Friday, January 10, 2014

In Which I Sound Like A Dinosaur

So D is probably the most well-read he’s been since we’ve been married. He gets a handful of public news feeds. He follows his Facebook feed, populated by well-educated friends he’s acquired throughout his life who now reside all over the globe. He twitters for his health district. He’s been interviewed on a news station about what he’s learned in Washington and lobbied in Congress. I, on the other hand, finally got myself some alone time and went out to Barnes, where I picked up a “year in review” by TIME and found out there was this major security leak, that bad stuff is happening in Syria, and learned what a hashtag and a selfie is.

I don’t currently find motherhood a naturally communal experience. We still go to BSF, where I see some mothers, and I still have occasional play-dates with friends from church, but it’s all in the setting of relative chaos, and I don’t know anyone deeply enough to have meaningful discussions about the topics I think about these days: parenting styles and how they differ. How to improve the kid’s diets or try new foods. New parenting ideas like deciding not to brag about our kids, taking them out for regular dates, or whatever else we are processing. What we think about homosexuality. Finding friends after thirty. Toughing out ill-fitting clothes until the last ten or so pounds from the pregnancy are off. Whether it’s worth investing in the 529 college fund.

So D suggest I look into social media, since that seems to be a way a lot of folks are finding community these days. I did find a mommy blog (momastery.com) that had a great assortment of inspiring and humorous entries—sometimes it’s just great to read something and know you aren’t the only one who hates having to sing “one more” bedtime song when you’re feeling mad, or who recognizes that marriage isn’t all a cakewalk. D and I were inspired to consider blogging more.

But then I forayed more into tumblr and twitter and all that, and just got totally weirded out by how much meaningless stuff is out there, things that seem like a waste of time. And even getting into all this took the whole afternoon. As a person on the outside looking in, it seems odd how flippantly meaningful terms like “friend” and “like” are thrown around. It seems strange how a lot of social media breeds a culture of self-absorption that doesn’t seem entirely healthy.

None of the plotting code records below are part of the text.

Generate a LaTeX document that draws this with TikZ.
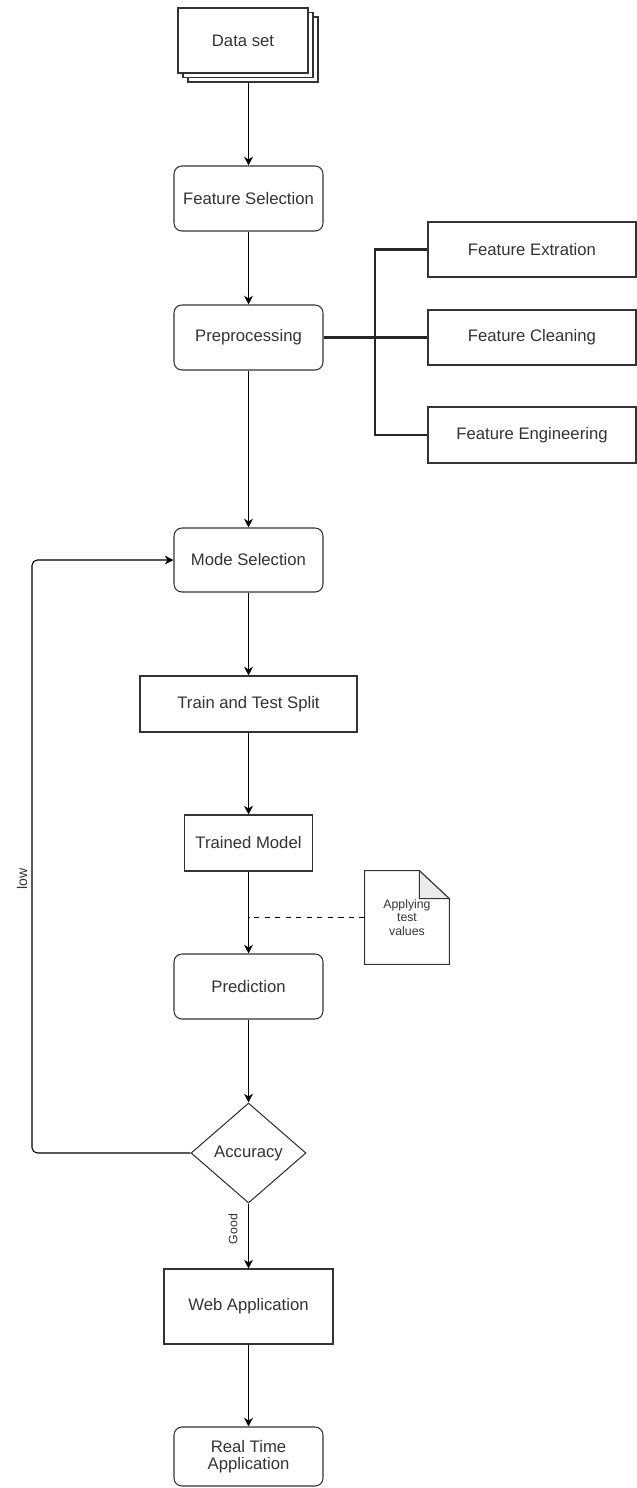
\documentclass[tikz,border=0pt]{standalone}
\usepackage{fontspec}
\setmainfont{Liberation Sans}
\usetikzlibrary{shapes.geometric,arrows.meta}
\definecolor{txt}{HTML}{333333}
\begin{document}
\begin{tikzpicture}[x=0.02cm,y=-0.02cm]
	\tikzset{blk/.style={draw=black!80, line width=0.6pt, text=txt, fill=white, align=center, inner sep=0pt, font=\fontsize{9.5}{10}\selectfont}};
	\tikzset{rnd/.style={blk, rounded corners=4.5pt, minimum width=2.98cm, minimum height=1.3cm}};
	\tikzset{lbl/.style={text=txt, inner sep=0pt, font=\fontsize{7}{7.5}\selectfont, align=center}};
	\tikzset{arr/.style={-{Stealth[length=5pt,width=5pt]}, line width=0.6pt}};
	\tikzset{bar/.style={line width=1.2pt, draw=black!85}};

	\useasboundingbox (0,0) rectangle (636,1488);

	\node[blk, minimum width=2.6cm, minimum height=1.3cm] (ds3) at (253,49.5) {};
	\node[blk, minimum width=2.6cm, minimum height=1.3cm] (ds2) at (248,45) {};
	\node[blk, minimum width=2.6cm, minimum height=1.3cm] (ds) at (243,40.5) {Data set};
	\node[rnd] (fs) at (248.5,198.5) {Feature Selection};
	\node[rnd] (pp) at (248.5,337.5) {Preprocessing};
	\node[blk, minimum width=4.16cm, minimum height=1.1cm] (fx) at (532,249.5) {Feature Extration};
	\node[blk, minimum width=4.16cm, minimum height=1.1cm] (fc) at (532,337.5) {Feature Cleaning};
	\node[blk, minimum width=4.16cm, minimum height=1.12cm] (fe) at (532,435) {Feature Engineering};
	\node[rnd, minimum height=1.28cm] (ms) at (248.5,560) {Mode Selection};
	\node[blk, minimum width=4.34cm, minimum height=1.12cm] (tts) at (248.5,704) {Train and Test Split};
	\node[blk, minimum width=2.56cm, minimum height=1.12cm] (tm) at (248.5,843) {Trained Model};
	\node[lbl, minimum width=1.68cm, minimum height=1.86cm] (nt) at (407,917.5) {Applying\\test\\values};
	\node[rnd] (pr) at (248.5,986.5) {Prediction};
	\node[blk, diamond, aspect=1.15, minimum width=2.3cm, minimum height=2cm] (acc) at (248.5,1153) {Accuracy};
	\node[blk, minimum width=3.38cm, minimum height=1.5cm] (wa) at (248.5,1306.5) {Web Application};
	\node[rnd, minimum height=1.18cm] (rta) at (248.5,1456.5) {Real Time\\Application};

	\node[lbl, rotate=90, font=\fontsize{8}{8}\selectfont] (low) at (22,879) {low};
	\node[lbl, rotate=90] (good) at (233,1229) {Good};
	\coordinate (br) at (375,337.5);
	\coordinate (lw) at (32,1153);

	% note sheet
	\draw[line width=0.6pt, draw=black!80] (nt.north west) -- ([xshift=-0.6cm]nt.north east) -- ([yshift=-0.56cm]nt.north east) -- (nt.south east) -- (nt.south west) -- cycle;
	\draw[line width=0.6pt, draw=black!80, fill=black!8] ([xshift=-0.6cm]nt.north east) -- ([xshift=-0.6cm,yshift=-0.56cm]nt.north east) -- ([yshift=-0.56cm]nt.north east) -- cycle;

	\draw[arr] (ds3.south -| fs.north) -- (fs);
	\draw[arr] (fs) -- (pp);
	\draw[arr] (pp) -- (ms);
	\draw[arr] (ms) -- (tts);
	\draw[arr] (tts) -- (tm);
	\draw[arr] (tm) -- (pr);
	\draw[arr] (pr) -- (acc);
	\draw[arr] (acc) -- (wa);
	\draw[arr] (wa) -- (rta);

	\draw[bar] (pp.east) -- (fc.west);
	\draw[bar] (fx.west) -| (br) |- (fe.west);

	\draw[dashed, line width=0.5pt] (nt.west) -- (nt.west -| tm.south);

	\draw[arr, rounded corners=3pt] (acc.west) -- (lw) |- (ms.west);

\end{tikzpicture}
\end{document}
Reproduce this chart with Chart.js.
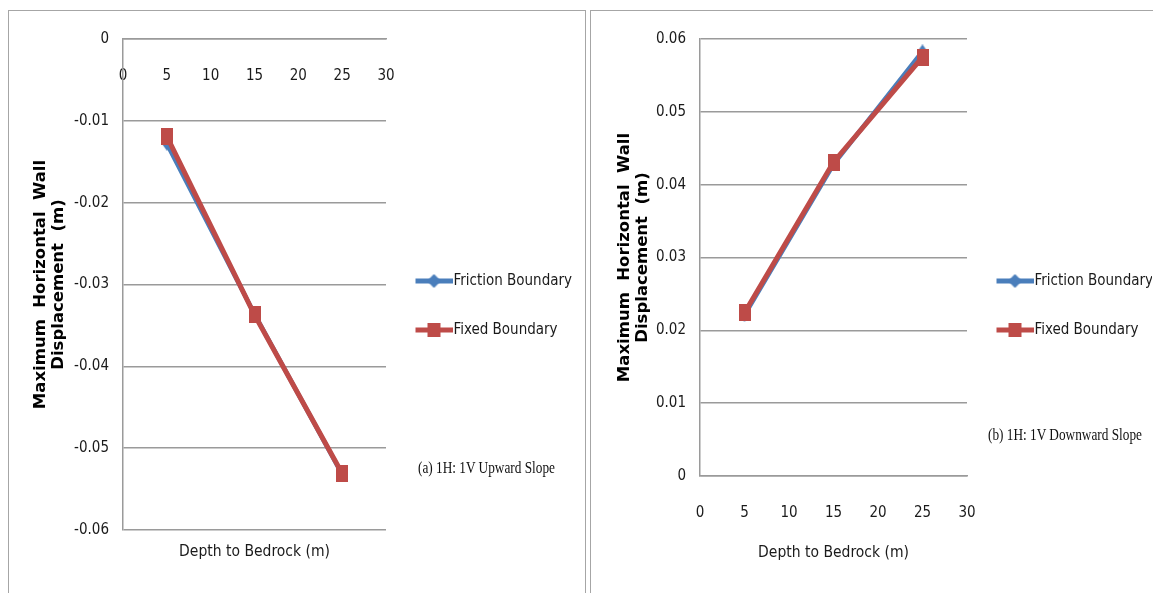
<!DOCTYPE html>
<html>
<head>
<meta charset="utf-8">
<script src="https://cdn.jsdelivr.net/npm/chart.js@4.4.1/dist/chart.umd.min.js"></script>
<style>
body { margin: 0; background: #fff; width: 1153px; height: 593px; overflow: hidden; position: relative; }
.panel { position: absolute; top: 10px; height: 600px; border: 1px solid #a6a6a6; box-sizing: border-box; }
canvas { position: absolute; }
.note { position: absolute; font-family: 'Liberation Serif', serif; font-size: 16px; color: #111;
        transform: scaleX(0.83); transform-origin: 0 50%; white-space: nowrap; line-height: 18px; }
</style>
</head>
<body>
<div class="panel" style="left:8px;width:578px"></div>
<div class="panel" style="left:590px;width:600px"></div>
<canvas id="upChart" width="575" height="582" style="left:9px;top:11px"></canvas>
<canvas id="downChart" width="561" height="582" style="left:591px;top:11px"></canvas>
<div class="note" style="left:418px;top:459px">(a) 1H: 1V Upward Slope</div>
<div class="note" style="left:988px;top:426px">(b) 1H: 1V Downward Slope</div>

<script>
// depth to bedrock (m)
const depths = [5, 15, 25];

// (a) 1H:1V upward slope
const upFriction = [-0.0128, -0.0336, -0.0532];
const upFixed = [-0.0119, -0.0337, -0.0531];

// (b) 1H:1V downward slope
const downFriction = [0.0221, 0.0428, 0.0583];
const downFixed = [0.0224, 0.0431, 0.0575];

const xTicks = [0, 5, 10, 15, 20, 25, 30];
const upTicks = [0, -0.01, -0.02, -0.03, -0.04, -0.05, -0.06];
const downTicks = [0, 0.01, 0.02, 0.03, 0.04, 0.05, 0.06];

const seriesNames = ['Friction Boundary', 'Fixed Boundary'];
const blue = '#4a7ebb';
const red = '#be4b48';
const gridColor = '#9a9a9a';

Chart.defaults.font.family = "'DejaVu Sans Condensed', 'Liberation Sans Narrow', sans-serif";
Chart.defaults.color = '#1a1a1a';

function diamond(w, h, color) {
    const c = document.createElement('canvas');
    c.width = w; c.height = h;
    const g = c.getContext('2d');
    g.fillStyle = color;
    g.beginPath();
    g.moveTo(w / 2, 0); g.lineTo(w, h / 2); g.lineTo(w / 2, h); g.lineTo(0, h / 2);
    g.closePath(); g.fill();
    return c;
}

function box(w, h, color) {
    const c = document.createElement('canvas');
    c.width = w; c.height = h;
    const g = c.getContext('2d');
    g.fillStyle = color;
    g.fillRect(0, 0, w, h);
    return c;
}

// line + marker used in the legend
function legendIcon(color, marker) {
    const c = document.createElement('canvas');
    c.width = 39; c.height = 20;
    const g = c.getContext('2d');
    g.strokeStyle = color;
    g.lineWidth = 5;
    g.beginPath(); g.moveTo(2, 10); g.lineTo(39, 10); g.stroke();
    g.drawImage(marker, 20.5 - marker.width / 2, 10 - marker.height / 2);
    return c;
}

const blueMark = diamond(10, 14, blue);
const redMark = box(12, 17, red);
const blueIcon = legendIcon(blue, diamond(14, 14, blue));
const redIcon = legendIcon(red, box(13, 14, red));

function pts(ys) {
    return depths.map((d, i) => ({ x: d, y: ys[i] }));
}

function setTicks(list) {
    return scale => {
        scale.ticks = list.slice().sort((a, b) => a - b).map(v => ({ value: v }));
    };
}

function makeChart(id, friction, fixed, yTicks, cfg) {
    const legendWidth = cfg.legendWidth;
    const xTitle = { display: true, text: 'Depth to Bedrock (m)', font: { size: 15.5 }, padding: { top: 0, bottom: cfg.xTitlePad } };
    const xScales = cfg.upward ? {
        x: {
            type: 'linear', min: 0, max: 30, position: { y: 0 },
            afterBuildTicks: setTicks(xTicks),
            grid: { display: false, drawTicks: false },
            border: { display: true, color: gridColor, width: 1.5 },
            ticks: { padding: 28, font: { size: 15 }, maxRotation: 0, callback: v => String(v) }
        },
        xTitle: {
            type: 'linear', axis: 'x', position: 'bottom', min: 0, max: 30,
            grid: { display: false }, border: { display: false },
            ticks: { display: false },
            title: xTitle,
            afterFit: s => { s.height = cfg.xHeight; }
        }
    } : {
        x: {
            type: 'linear', min: 0, max: 30, position: 'bottom',
            afterBuildTicks: setTicks(xTicks),
            grid: { display: false, drawTicks: false },
            border: { display: true, color: gridColor, width: 1.5 },
            ticks: { padding: 28, font: { size: 15 }, maxRotation: 0, callback: v => String(v) },
            title: xTitle,
            afterFit: s => { s.height = cfg.xHeight; }
        }
    };

    return new Chart(document.getElementById(id), {
        type: 'line',
        data: {
            datasets: [
                {
                    label: seriesNames[0], data: pts(friction), order: 1,
                    borderColor: blue, backgroundColor: blue, borderWidth: 4.5,
                    pointStyle: blueMark, pointRadius: 6, tension: 0
                },
                {
                    label: seriesNames[1], data: pts(fixed), order: 0,
                    borderColor: red, backgroundColor: red, borderWidth: 5,
                    pointStyle: redMark, pointRadius: 7, tension: 0
                }
            ]
        },
        options: {
            responsive: false,
            animation: false,
            layout: { padding: { left: 0, right: 0, top: 28, bottom: 0 } },
            scales: Object.assign({}, xScales, {
                y: {
                    type: 'linear', position: 'left',
                    min: Math.min(...yTicks), max: Math.max(...yTicks),
                    afterBuildTicks: setTicks(yTicks),
                    afterFit: s => { s.width = cfg.yWidth; },
                    grid: { color: gridColor, lineWidth: 1.5, drawTicks: false },
                    border: { display: true, color: gridColor, width: 1.5 },
                    ticks: { padding: 14, font: { size: 15 }, callback: v => String(v) },
                    title: {
                        display: true,
                        text: ['Maximum  Horizontal  Wall', 'Displacement  (m)'],
                        color: '#000',
                        font: { family: "'DejaVu Sans', sans-serif", size: 16.5, weight: 'bold', lineHeight: '18px' },
                        padding: { top: cfg.titlePad, bottom: 0 }
                    }
                }
            }),
            plugins: {
                tooltip: { enabled: false },
                legend: {
                    position: 'right',
                    align: 'start',
                    title: { display: true, text: ' ', font: { size: 10 }, padding: { top: 188.5, bottom: 0 } },
                    labels: {
                        usePointStyle: true,
                        pointStyleWidth: 26,
                        padding: 34,
                        font: { size: 15 },
                        color: '#222',
                        generateLabels: () => [
                            { text: seriesNames[0], pointStyle: blueIcon, datasetIndex: 0, hidden: false, lineWidth: 0, fillStyle: blue, strokeStyle: blue },
                            { text: seriesNames[1], pointStyle: redIcon, datasetIndex: 1, hidden: false, lineWidth: 0, fillStyle: red, strokeStyle: red }
                        ]
                    }
                }
            }
        },
        plugins: [{
            id: 'legendWidth',
            afterInit(chart) {
                const fit = chart.legend.fit;
                chart.legend.fit = function () {
                    fit.call(this);
                    this.width = legendWidth;
                };
            }
        }]
    });
}

makeChart('upChart', upFriction, upFixed, upTicks,
    { upward: true, legendWidth: 198, yWidth: 114, xHeight: 63, xTitlePad: 32, titlePad: 23 });
makeChart('downChart', downFriction, downFixed, downTicks,
    { upward: false, legendWidth: 185, yWidth: 109, xHeight: 117, xTitlePad: 31, titlePad: 25 });
</script>
</body>
</html>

Well, this probably all just makes me sound old. I remember when I didn’t see the point of texting, and now I text more people than I email (which is somewhat sad—I feel like we’ve lost the art of epistolary writing—or any writing at all). So who knows (though I do get chills thinking of our kids texting one day and am stubbornly keeping them from my iPad and into library books). I do enjoy this blog for what it is: not a bid to get a lot of readers or likes or pins or whatnot, but a reminder to put what I process onto paper occasionally, and a way to preserve for the future a snapshot of what our lives are like now.

1 comment:

  1. i, for one, am happy you have decided to blog more. :) and yes, just last week i was thinking back on how i used to diss texting and didn't see the point of it.